- Directed by: Irving Franco
- Starring: Oakes Fegley; David Duchovny; Larry Pine; T. R. Knight;
- Production companies: Randomix Productions; Crystal City Entertainment; Adam 1 Pictures;
- Distributed by: Nova Vento Entertainment; Electric Entertainment;
- Release date: February 14, 2024;
- Running time: 103 minutes
- Country: United States
- Language: English

= Adam the First =

2024 film directed by Irving Franco

Adam the First is a 2024 drama film written and directed by Irving Franco.

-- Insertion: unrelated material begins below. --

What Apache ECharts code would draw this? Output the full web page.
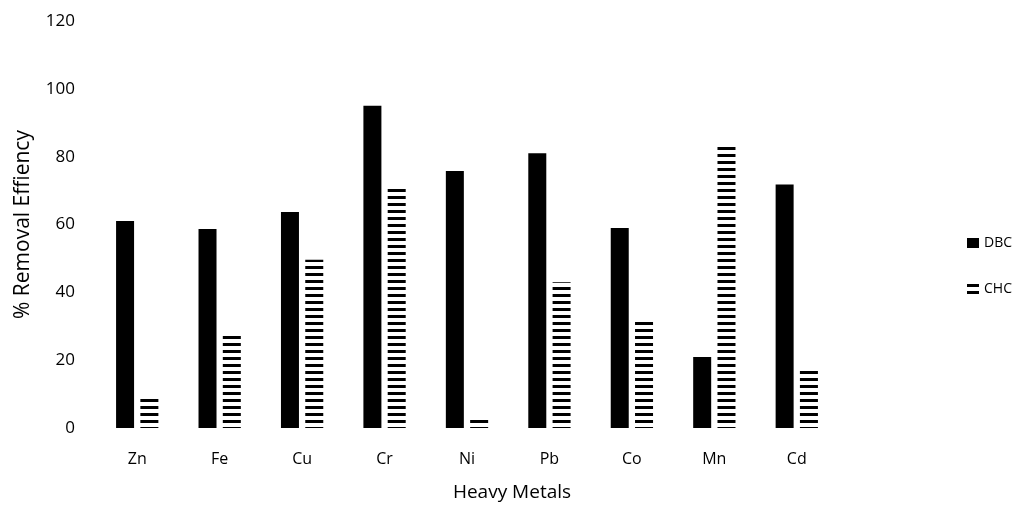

It was released by Nova Vento Entertainment in select theaters in the United States on February 14, 2024, and on May 14, 2024, via streaming by Electric Entertainment.

== Synopsis ==
A 14-year-old boy sets out across the country to meet a series of men who could be his father.

== Cast ==
- Oakes Fegley as Adam
- David Duchovny as James
- T.R. Knight as Jacob Jr.
- Larry Pine as Jacob #3
- Billy Slaughter as The Bounty Hunter
- Jason Dowies as Jacob Watterson #2
- Eric Hanson as Jacob #1

==Production==
On October 31, 2022, it was announced that David Duchovny would star in the film, alongside Oakes Fegley and T.R. Knight. Adam the First was filmed in Mississippi.

== Reception ==

At Film Threat, Allan Ng gave it a 7.5/10 rating saying that the film "explores what it means to be a family from the perspective of an outsider desperately wanting to find the truth." At Common Sense Media, Jeffrey M. Anderson gave it a 3/5 rating saying that "frequently feeling a bit shallow or underwritten (and sometimes even exasperating), this drama is nonetheless held together by its undeniable earnestness and poignant lead performance."

Prairie Miller of WBAI Radio said that "suffice it to say, that whatever conventional circumstances exist in the real world concerning lost and found children, best to enter this tale of somewhat biblical proportions as suggested in the title, with an extraordinarily open mind."